Man fragte sich unwillkürlich: Da schlägt ein politischer has-been wie Gianis Varoufakis etwas von europäischer Vernetzung vor – aber wo ist die Basis für eine europäische Zusammenarbeit, die über die Alles-wird-immer-schlimmer-Mittelschichtsmilieus hinausgeht? Ist das der selige Multitude-Glaube? Oder will er demokratische Verfahren einführen, an denen schon die Piraten mit ihren Dauerplena in puncto Einfluss zerbröselt sind? Es war nicht einmal zu erahnen. Sprechend blieb das Unausgesprochene: Weshalb waren die eisigsten Kritiker der griechischen Linken von Syriza gar nicht Merkel & Co., sondern die ökonomiebewussten EU-Mitglieder des Ostens? Weshalb ist Warschau mit neoliberalen Werkzeugen ein Hotspot geworden – und Athen ist immer noch eine oligarchische Trümmerlandschaft? Warum, wenn laut Berardi alles nur noch schlimmer werde, ist es gerade Deutschland, das das Jerusalem der Flüchtlinge gerade der muslimischen Welt ist? Und wenn das Europa der EU wirklich nichts als ein antipolitisches, antidemokratisches Konstrukt ist – warum will alle Welt hierher gelangen?

Die Lust der Niederlage

Anders notiert: Warum hat Erbauungsrhetorik der linken Linken immer noch so eine Resonanz? Ist es die typische Melancholie (Walter Benjamin), wie Horvat anmerkte? Man badet in der eigenen Niederlagenhaftigkeit, um zwar nichts für eine gute Welt mitrealisiert zu haben – aber recht hat man immer, weil die anderen so gemein sind.
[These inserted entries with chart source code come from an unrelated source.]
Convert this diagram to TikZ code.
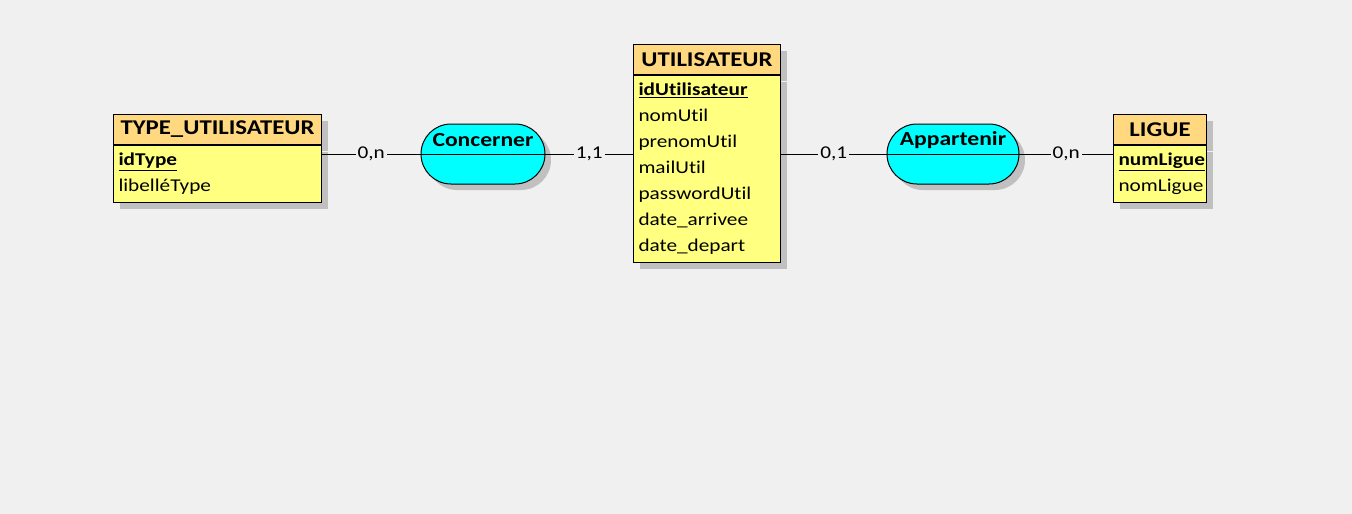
\documentclass[tikz,border=0pt]{standalone}
\usepackage{fontspec}
\setmainfont{Carlito}[FakeStretch=1.18, Ligatures=NoCommon]
\usetikzlibrary{positioning, shapes.misc, shadows}
\definecolor{bggray}{RGB}{240,240,240}
\definecolor{hdrorange}{RGB}{255,216,128}
\definecolor{bodyyellow}{RGB}{255,255,128}
\definecolor{assocyan}{RGB}{0,255,255}
\definecolor{shadowgray}{RGB}{192,192,192}

\begin{document}
\begin{tikzpicture}[x=1pt, y=-1pt,
  shade6/.style={drop shadow={shadow xshift=6pt, shadow yshift=-6pt,
    fill=shadowgray, opacity=1}},
  enthead/.style={draw, line width=1pt, fill=hdrorange, anchor=north west,
    minimum height=30pt, inner sep=0pt, shade6,
    font=\fontsize{21}{23}\selectfont\bfseries},
  entbody/.style={draw, line width=1pt, fill=bodyyellow, anchor=north west,
    inner xsep=5pt, inner ysep=0pt, align=left, shade6,
    font=\fontsize{18}{26}\selectfont},
  asso/.style={rounded rectangle, draw, line width=1pt, fill=assocyan,
    minimum height=60pt, inner sep=0pt, shade6},
  assolbl/.style={inner sep=0pt, font=\fontsize{20}{22}\selectfont\bfseries},
  card/.style={fill=bggray, inner sep=2pt, font=\fontsize{18}{20}\selectfont},
  lnk/.style={line width=1pt},
]
% background and page size
\fill[bggray] (0,0) rectangle (1352,514);

% Entities
\node[enthead, minimum width=208pt] (typeHead) at (113,114) {TYPE\_UTILISATEUR};
\node[entbody, text width=198pt, minimum height=57pt] (typeBody)
  at (typeHead.south west) {\underline{\textbf{idType}}\\libelléType};

\node[enthead, minimum width=147pt] (utilHead) at (633,44) {UTILISATEUR};
\node[entbody, text width=137pt, minimum height=187pt] (utilBody)
  at (utilHead.south west) {\underline{\textbf{idUtilisateur}}\\nomUtil\\prenomUtil\\
  mailUtil\\passwordUtil\\date\_arrivee\\date\_depart};

\node[enthead, minimum width=93pt] (ligueHead) at (1113,114) {LIGUE};
\node[entbody, text width=83pt, minimum height=57pt] (ligueBody)
  at (ligueHead.south west) {\underline{\textbf{numLigue}}\\nomLigue};

% Associations
\node[asso, minimum width=124pt] (concerner) at (483,154) {};
\draw[line width=1pt] (concerner.west) -- (concerner.east);
\node[assolbl] (concernerLbl) at ([yshift=14pt]concerner.center) {Concerner};

\node[asso, minimum width=132pt] (appartenir) at (953,154) {};
\draw[line width=1pt] (appartenir.west) -- (appartenir.east);
\node[assolbl] (appartenirLbl) at ([yshift=14pt]appartenir.center) {Appartenir};

% Links with cardinalities
\draw[lnk] (typeBody.east |- concerner.west) -- node[card] {0,n} (concerner.west);
\draw[lnk] (concerner.east) -- node[card] {1,1} (concerner.east -| utilBody.west);
\draw[lnk] (utilBody.east |- appartenir.west) -- node[card] {0,1} (appartenir.west);
\draw[lnk] (appartenir.east) -- node[card] {0,n} (appartenir.east -| ligueBody.west);
\end{tikzpicture}
\end{document}
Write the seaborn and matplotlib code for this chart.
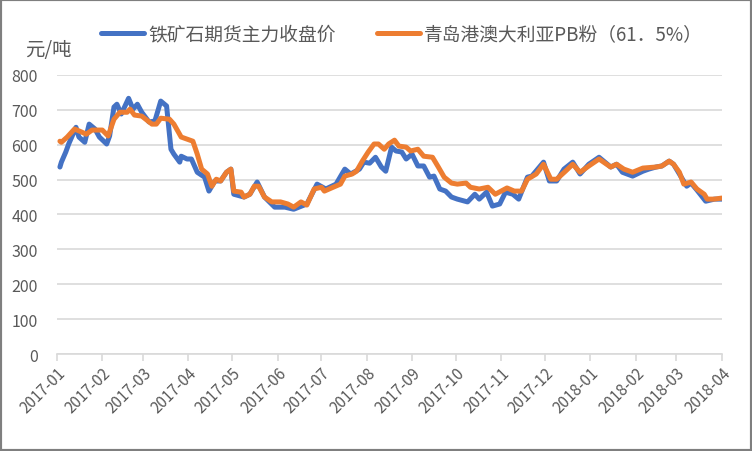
import pandas as pd
import matplotlib.pyplot as plt
import matplotlib.dates as mdates
from matplotlib.patches import Rectangle
import seaborn as sns

# 铁矿石期货主力收盘价
blue_dates = ["2017-01-03", "2017-01-04", "2017-01-07", "2017-01-09", "2017-01-14", "2017-01-16",
              "2017-01-20", "2017-01-23", "2017-01-27", "2017-01-30", "2017-02-04", "2017-02-06",
              "2017-02-09", "2017-02-11", "2017-02-14", "2017-02-19", "2017-02-22", "2017-02-25",
              "2017-02-28", "2017-03-05", "2017-03-09", "2017-03-13", "2017-03-17", "2017-03-20",
              "2017-03-22", "2017-03-26", "2017-03-27", "2017-03-31", "2017-04-03", "2017-04-07",
              "2017-04-12", "2017-04-15", "2017-04-19", "2017-04-23", "2017-04-27", "2017-04-30",
              "2017-05-02", "2017-05-09", "2017-05-13", "2017-05-18", "2017-05-23", "2017-05-30",
              "2017-06-06", "2017-06-12", "2017-06-21", "2017-06-28", "2017-07-04", "2017-07-11",
              "2017-07-17", "2017-07-21", "2017-07-27", "2017-07-30", "2017-08-03", "2017-08-07",
              "2017-08-11", "2017-08-14", "2017-08-18", "2017-08-21", "2017-08-25", "2017-08-28",
              "2017-09-01", "2017-09-05", "2017-09-09", "2017-09-13", "2017-09-16", "2017-09-20",
              "2017-09-24", "2017-09-28", "2017-10-02", "2017-10-09", "2017-10-14", "2017-10-17",
              "2017-10-22", "2017-10-26", "2017-10-31", "2017-11-04", "2017-11-09", "2017-11-13",
              "2017-11-19", "2017-11-22", "2017-11-30", "2017-12-04", "2017-12-09", "2017-12-14",
              "2017-12-20", "2017-12-25", "2017-12-31", "2018-01-07", "2018-01-15", "2018-01-19",
              "2018-01-23", "2018-01-30", "2018-02-06", "2018-02-10", "2018-02-15", "2018-02-19",
              "2018-02-24", "2018-02-27", "2018-03-03", "2018-03-08", "2018-03-11", "2018-03-15",
              "2018-03-21", "2018-03-27", "2018-04-01"]
blue_values = [536, 550, 579, 602, 650, 622,
               607, 659, 645, 622, 602, 625,
               708, 716, 688, 733, 702, 716,
               693, 665, 668, 725, 711, 587,
               573, 550, 567, 559, 559, 521,
               507, 467, 496, 496, 521, 530,
               458, 450, 458, 493, 450, 421,
               421, 415, 430, 487, 473, 487,
               530, 516, 530, 550, 547, 564,
               536, 524, 593, 582, 579, 559,
               573, 539, 539, 507, 510, 473,
               467, 450, 444, 436, 458, 444,
               464, 424, 430, 464, 458, 444,
               507, 510, 550, 496, 496, 530,
               550, 516, 544, 564, 536, 544,
               521, 510, 524, 530, 536, 539,
               553, 544, 516, 481, 490, 470,
               438, 444, 444]

# 青岛港澳大利亚PB粉（61．5%）
orange_dates = ["2017-01-03", "2017-01-04", "2017-01-08", "2017-01-13", "2017-01-18", "2017-01-21",
                "2017-01-25", "2017-02-01", "2017-02-05", "2017-02-09", "2017-02-13", "2017-02-18",
                "2017-02-20", "2017-02-23", "2017-02-28", "2017-03-07", "2017-03-10", "2017-03-13",
                "2017-03-19", "2017-03-22", "2017-03-27", "2017-03-31", "2017-04-04", "2017-04-07",
                "2017-04-10", "2017-04-14", "2017-04-17", "2017-04-20", "2017-04-23", "2017-04-27",
                "2017-04-30", "2017-05-02", "2017-05-07", "2017-05-09", "2017-05-13", "2017-05-16",
                "2017-05-19", "2017-05-23", "2017-05-28", "2017-06-03", "2017-06-08", "2017-06-12",
                "2017-06-17", "2017-06-21", "2017-06-26", "2017-07-01", "2017-07-03", "2017-07-09",
                "2017-07-14", "2017-07-17", "2017-07-22", "2017-07-25", "2017-07-29", "2017-08-02",
                "2017-08-06", "2017-08-09", "2017-08-13", "2017-08-16", "2017-08-20", "2017-08-23",
                "2017-08-28", "2017-08-31", "2017-09-05", "2017-09-09", "2017-09-15", "2017-09-19",
                "2017-09-23", "2017-09-28", "2017-10-02", "2017-10-08", "2017-10-11", "2017-10-17",
                "2017-10-23", "2017-10-28", "2017-11-05", "2017-11-10", "2017-11-15", "2017-11-19",
                "2017-11-25", "2017-11-30", "2017-12-05", "2017-12-09", "2017-12-15", "2017-12-20",
                "2017-12-25", "2017-12-31", "2018-01-07", "2018-01-15", "2018-01-19", "2018-01-24",
                "2018-01-30", "2018-02-06", "2018-02-15", "2018-02-19", "2018-02-24", "2018-02-27",
                "2018-03-03", "2018-03-06", "2018-03-11", "2018-03-15", "2018-03-20", "2018-03-22",
                "2018-03-27", "2018-04-01"]
orange_values = [610, 607, 622, 645, 636, 630,
                 642, 642, 625, 673, 693, 693,
                 702, 685, 682, 659, 659, 676,
                 673, 659, 622, 616, 610, 573,
                 530, 516, 481, 501, 496, 521,
                 530, 467, 464, 450, 458, 481,
                 481, 450, 436, 436, 430, 421,
                 436, 427, 473, 478, 467, 478,
                 487, 510, 516, 524, 553, 579,
                 602, 602, 587, 602, 613, 596,
                 593, 582, 587, 567, 564, 536,
                 507, 490, 487, 490, 478, 473,
                 478, 458, 476, 467, 467, 501,
                 516, 544, 501, 501, 524, 544,
                 521, 539, 559, 536, 544, 530,
                 521, 533, 536, 539, 553, 544,
                 521, 487, 493, 473, 458, 444,
                 444, 447]

name_blue = "铁矿石期货主力收盘价"
name_orange = "青岛港澳大利亚PB粉（61．5%）"

df = pd.concat([
    pd.DataFrame({"date": pd.to_datetime(blue_dates), "price": blue_values, "series": name_blue}),
    pd.DataFrame({"date": pd.to_datetime(orange_dates), "price": orange_values, "series": name_orange}),
])

sns.set_theme(style="white")
plt.rcParams["font.family"] = ["Noto Sans CJK SC", "DejaVu Sans"]

fig = plt.figure(figsize=(7.52, 4.52), dpi=100)
ax = fig.add_axes([0.0758, 0.2146, 0.884, 0.6174])

sns.lineplot(data=df, x="date", y="price", hue="series",
             palette={name_blue: "#4472C4", name_orange: "#ED7D31"},
             linewidth=3.6, ax=ax, legend=False,
             solid_joinstyle="round", solid_capstyle="round")

ax.set_xlim(pd.Timestamp("2017-01-01"), pd.Timestamp("2018-04-01"))
ax.set_ylim(0, 800)
ax.set_yticks(range(0, 801, 100))
ax.yaxis.grid(True, color="#D9D9D9", linewidth=1.2)
ax.set_axisbelow(True)
ax.xaxis.set_major_locator(mdates.MonthLocator())
ax.xaxis.set_major_formatter(mdates.DateFormatter("%Y-%m"))
ax.set_xlabel("")
ax.set_ylabel("")

for s in ["left", "right", "top"]:
    ax.spines[s].set_visible(False)
ax.spines["bottom"].set_color("#D9D9D9")
ax.spines["bottom"].set_linewidth(1.2)

ax.tick_params(axis="x", which="major", length=5, width=1.2, color="#D9D9D9",
               labelsize=11, labelcolor="#595959", pad=2, bottom=True)
ax.tick_params(axis="y", length=0, labelsize=11.5, labelcolor="#595959", pad=14)
plt.setp(ax.get_xticklabels(), rotation=45, ha="right", rotation_mode="anchor")

fig.text(0.033, 0.888, "元/吨", fontsize=14, color="#595959", va="center")

handles = [plt.Line2D([], [], color="#4472C4", linewidth=3.6, solid_capstyle="round"),
           plt.Line2D([], [], color="#ED7D31", linewidth=3.6, solid_capstyle="round")]
fig.legend(handles, [name_blue, name_orange], loc="center left", bbox_to_anchor=(0.112, 0.922),
           ncol=2, frameon=False, fontsize=13.5, labelcolor="#595959",
           handlelength=2.3, handletextpad=0.2, columnspacing=2.2)

fig.patches.append(Rectangle((0, 0), 1, 1, transform=fig.transFigure, fill=False,
                             edgecolor="#7F7F7F", linewidth=3))

fig.savefig("out.png", dpi=100)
Varoufakis bekam nach seinem letzten Statement eine Spur weniger zufrieden stimmenden Beifall. Sein „Plan B“ für Europa ist kaum kenntlich geworden: Oder kann es ihn gar nicht geben? Immerhin: Er plädiert nicht für Resignation, er will weiterkämpfen. Insofern hatte es etwas von religiöser Anmutung, faktisch an allem, was das Leben ist, vorbeizudenken. Andererseits: Ist ja nicht verboten. Die Volksbühne war also die Tribüne „im Zentrum des Übels“ (wie auf dem Veranstaltungszettel stand). Alles offenbar Weltanschauung. Nebenan, im Karl-Liebknecht-Haus, brannte längst kein Licht mehr.